## [Figure scripts]
==========

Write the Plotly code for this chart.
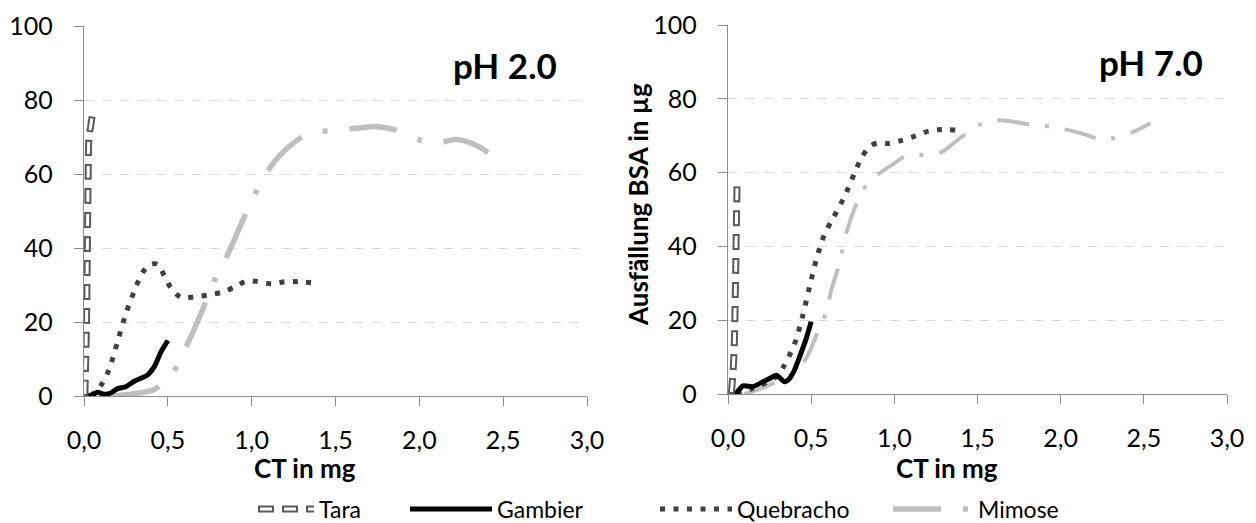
import plotly.graph_objects as go

# ---------------- data ----------------
# pH 2.0 panel
tara_ph2_x = [0.005, 0.015, 0.02, 0.025, 0.03, 0.04, 0.05]
tara_ph2_y = [0, 20, 40, 60, 70, 73, 76]
gambier_ph2_x = [0.01, 0.05, 0.08, 0.12, 0.16, 0.2, 0.25, 0.3, 0.35, 0.38, 0.42, 0.46, 0.5]
gambier_ph2_y = [0, 0.3, 1, 0.5, 0.8, 2, 2.5, 4, 5, 5.7, 8, 12, 15]
quebracho_ph2_x = [0.04, 0.1, 0.15, 0.2, 0.25, 0.3, 0.35, 0.4, 0.44, 0.48, 0.52, 0.58,
                   0.66, 0.74, 0.82, 0.9, 0.97, 1.04, 1.12, 1.2, 1.28, 1.36]
quebracho_ph2_y = [0, 2.8, 7.2, 14.7, 22.3, 28.4, 33.4, 35.6, 35.6, 32.4, 29.1, 26.6,
                   26.8, 27.3, 28, 29.5, 31.1, 30.9, 30.3, 30.9, 30.9, 30.6]
mimose_ph2_x = [0.17, 0.3, 0.42, 0.53, 0.6, 0.7, 0.78, 0.85, 0.97, 1.04, 1.12, 1.2, 1.34,
                1.49, 1.65, 1.75, 1.85, 1.92, 2.0, 2.1, 2.22, 2.35, 2.48]
mimose_ph2_y = [0, 0.6, 1.8, 6.3, 12.4, 22.5, 31.4, 37.6, 49.8, 56.3, 62.4, 66.5, 71,
                71.7, 72.5, 72.8, 72.0, 70.5, 69.2, 68.3, 69.3, 67.5, 63.3]

# pH 7.0 panel
tara_ph7_x = [0.02, 0.035, 0.045, 0.05, 0.055]
tara_ph7_y = [0, 10, 30, 45, 58]
gambier_ph7_x = [0.01, 0.05, 0.09, 0.15, 0.21, 0.25, 0.29, 0.34, 0.37, 0.4, 0.43, 0.47, 0.5]
gambier_ph7_y = [0, 0.3, 2.2, 2, 3.3, 4.2, 5.1, 3.3, 4.2, 6.5, 10, 15, 19.6]
quebracho_ph7_x = [0.05, 0.15, 0.25, 0.3, 0.34, 0.38, 0.41, 0.45, 0.49, 0.53, 0.58, 0.63,
                   0.7, 0.76, 0.8, 0.85, 0.9, 0.97, 1.05, 1.13, 1.21, 1.29, 1.37]
quebracho_ph7_y = [0, 1.5, 3.5, 5, 7.9, 11.5, 14.8, 21.4, 29, 36.3, 43.3, 47.5,
                   53.5, 59.8, 63.8, 67, 68.1, 67.9, 68.8, 70, 71.3, 71.7, 71.5]
mimose_ph7_x = [0.1, 0.2, 0.3, 0.4, 0.47, 0.55, 0.59, 0.62, 0.67, 0.71, 0.79, 0.84, 0.91,
                1.0, 1.08, 1.19, 1.29, 1.37, 1.45, 1.55, 1.64, 1.84, 1.95, 2.05, 2.15,
                2.24, 2.35, 2.44, 2.54]
mimose_ph7_y = [0, 1.5, 3.5, 6, 9.7, 18, 22.1, 28, 35.4, 43.5, 53.5, 57.1, 59.8,
                62.5, 64.8, 64.8, 65.7, 68.5, 71.1, 73.8, 74.2, 72.9, 72.4, 71.5, 70.3,
                69, 69.6, 71.1, 73.4]

series_names = ["Tara", "Gambier", "Quebracho", "Mimose"]
panel_titles = ["pH 2.0", "pH 7.0"]
x_title = "CT in mg"
y_title = "Ausfällung BSA in µg"
x_ticks = [0, 0.5, 1.0, 1.5, 2.0, 2.5, 3.0]
y_ticks = [0, 20, 40, 60, 80, 100]

# ---------------- styling ----------------
FONT = "Lato"
C_TARA = "#595959"
C_GAMB = "#000000"
C_QUEB = "#404040"
C_MIMO = "#bfbfbf"
AX = "#8c8c8c"

# page has an 8px body margin: figure sized to fit the 1256x523 window
OFF = 8
W, H = 1256 - OFF, 523 - OFF


def fx(sx):
    return (sx - OFF) / W


def fy(sy):
    return 1 - (sy - OFF) / H


fig = go.Figure()

panels = [
    dict(xa="x", ya="y", tara=(tara_ph2_x, tara_ph2_y), gamb=(gambier_ph2_x, gambier_ph2_y),
         queb=(quebracho_ph2_x, quebracho_ph2_y), mimo=(mimose_ph2_x, mimose_ph2_y),
         mimo_dash="48px,22px,5px,22px", mimo_w=5.5, legend=True),
    dict(xa="x2", ya="y2", tara=(tara_ph7_x, tara_ph7_y), gamb=(gambier_ph7_x, gambier_ph7_y),
         queb=(quebracho_ph7_x, quebracho_ph7_y), mimo=(mimose_ph7_x, mimose_ph7_y),
         mimo_dash="32px,16px,4px,16px", mimo_w=4, legend=False),
]

for p in panels:
    show = p["legend"]
    fig.add_trace(go.Scatter(x=p["mimo"][0], y=p["mimo"][1], mode="lines", name=series_names[3],
                             line=dict(color=C_MIMO, width=p["mimo_w"], dash=p["mimo_dash"], shape="spline", smoothing=0.8),
                             xaxis=p["xa"], yaxis=p["ya"], showlegend=show, legend="legend4"))
    fig.add_trace(go.Scatter(x=p["queb"][0], y=p["queb"][1], mode="lines", name=series_names[2],
                             line=dict(color=C_QUEB, width=5, dash="5px,8.5px", shape="spline", smoothing=0.8),
                             xaxis=p["xa"], yaxis=p["ya"], showlegend=show, legend="legend3"))
    fig.add_trace(go.Scatter(x=p["gamb"][0], y=p["gamb"][1], mode="lines", name=series_names[1],
                             line=dict(color=C_GAMB, width=5, shape="spline", smoothing=0.6),
                             xaxis=p["xa"], yaxis=p["ya"], showlegend=show, legend="legend2"))
    # Tara (hollow dashes: dark outer + white inner)
    fig.add_trace(go.Scatter(x=p["tara"][0], y=p["tara"][1], mode="lines", name=series_names[0],
                             line=dict(color=C_TARA, width=7, dash="16px,8px", shape="spline"),
                             xaxis=p["xa"], yaxis=p["ya"], showlegend=show, legend="legend"))
    fig.add_trace(go.Scatter(x=p["tara"][0], y=p["tara"][1], mode="lines", name="\u00a0",
                             line=dict(color="white", width=3, dash="0px,2px,12px,10px", shape="spline"),
                             xaxis=p["xa"], yaxis=p["ya"], showlegend=show, legend="legend5",
                             hoverinfo="skip"))

TICKFONT = dict(family=FONT, size=25, color="#000")
common_x = dict(range=[0, 3], tickvals=x_ticks, tickformat=".1f", showgrid=False, zeroline=False,
                showline=True, linecolor=AX, linewidth=1.3, ticks="outside", ticklen=9,
                tickcolor=AX, tickwidth=1.3, tickfont=TICKFONT, ticklabelstandoff=13)
common_y = dict(range=[0, 100], tickvals=y_ticks, showgrid=True, gridcolor="#d9d9d9",
                griddash="dash", gridwidth=1, zeroline=False, showline=True, linecolor=AX,
                linewidth=1.3, ticks="outside", ticklen=9, tickcolor=AX, tickwidth=1.3,
                tickfont=TICKFONT, ticklabelstandoff=16)

fig.update_layout(
    width=W, height=H,
    margin=dict(l=0, r=0, t=0, b=0, autoexpand=False),
    paper_bgcolor="white", plot_bgcolor="white",
    separators=",.",
    font=dict(family=FONT, size=24, color="#000"),
    xaxis=dict(domain=[fx(84), fx(587)], anchor="y", **common_x),
    yaxis=dict(domain=[fy(396), fy(26)], anchor="x", **common_y),
    xaxis2=dict(domain=[fx(728), fx(1227)], anchor="y2", **common_x),
    yaxis2=dict(domain=[fy(394), fy(25)], anchor="x2", **common_y),
)

leg_common = dict(orientation="v", bgcolor="rgba(0,0,0,0)", borderwidth=0,
                  font=dict(family=FONT, size=23, color="#000"), yanchor="middle",
                  xanchor="left", y=fy(509), tracegroupgap=0)
fig.update_layout(
    legend=dict(x=fx(253), itemwidth=56, **leg_common),
    legend5=dict(x=fx(253), itemwidth=56, **leg_common),
    legend2=dict(x=fx(405), itemwidth=82, **leg_common),
    legend3=dict(x=fx(655), itemwidth=72, **leg_common),
    legend4=dict(x=fx(888), itemwidth=80, **leg_common),
)

annots = [
    dict(text="<b>" + panel_titles[0] + "</b>", x=fx(505), y=fy(65)),
    dict(text="<b>" + panel_titles[1] + "</b>", x=fx(1151), y=fy(62)),
]
for a in annots:
    fig.add_annotation(xref="paper", yref="paper", showarrow=False, xanchor="center",
                       yanchor="middle", font=dict(family=FONT, size=35, color="#000"), **a)

for cx in (305, 947):
    fig.add_annotation(xref="paper", yref="paper", x=fx(cx), y=fy(468), showarrow=False,
                       text="<b>" + x_title + "</b>", xanchor="center", yanchor="middle",
                       font=dict(family=FONT, size=26, color="#000"))
fig.add_annotation(xref="paper", yref="paper", x=fx(638), y=fy(205), showarrow=False,
                   text="<b>" + y_title + "</b>", textangle=-90, xanchor="center",
                   yanchor="middle", font=dict(family=FONT, size=26, color="#000"))

fig.write_html("out.html")
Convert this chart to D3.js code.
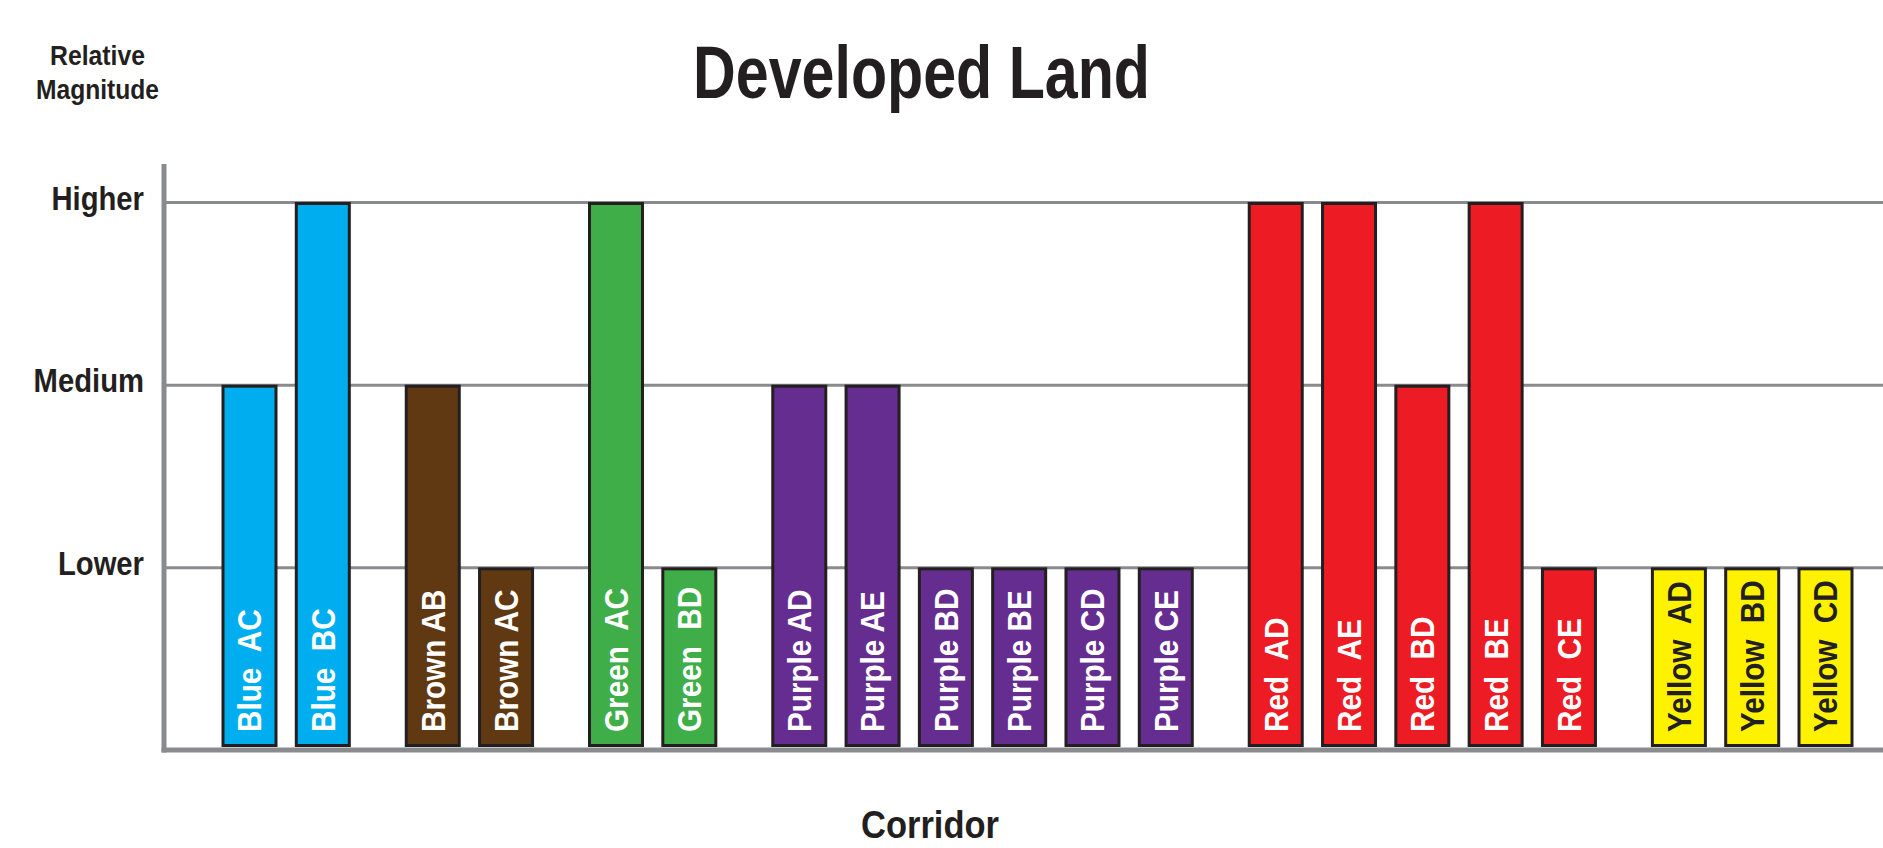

==========

Could you repeat exactly the lines from the first one of the records above through the line containing "import plotly.graph_objects as go", leaving out any pictures?

## [THE RESPONSE]
Write the Plotly code for this chart.
import plotly.graph_objects as go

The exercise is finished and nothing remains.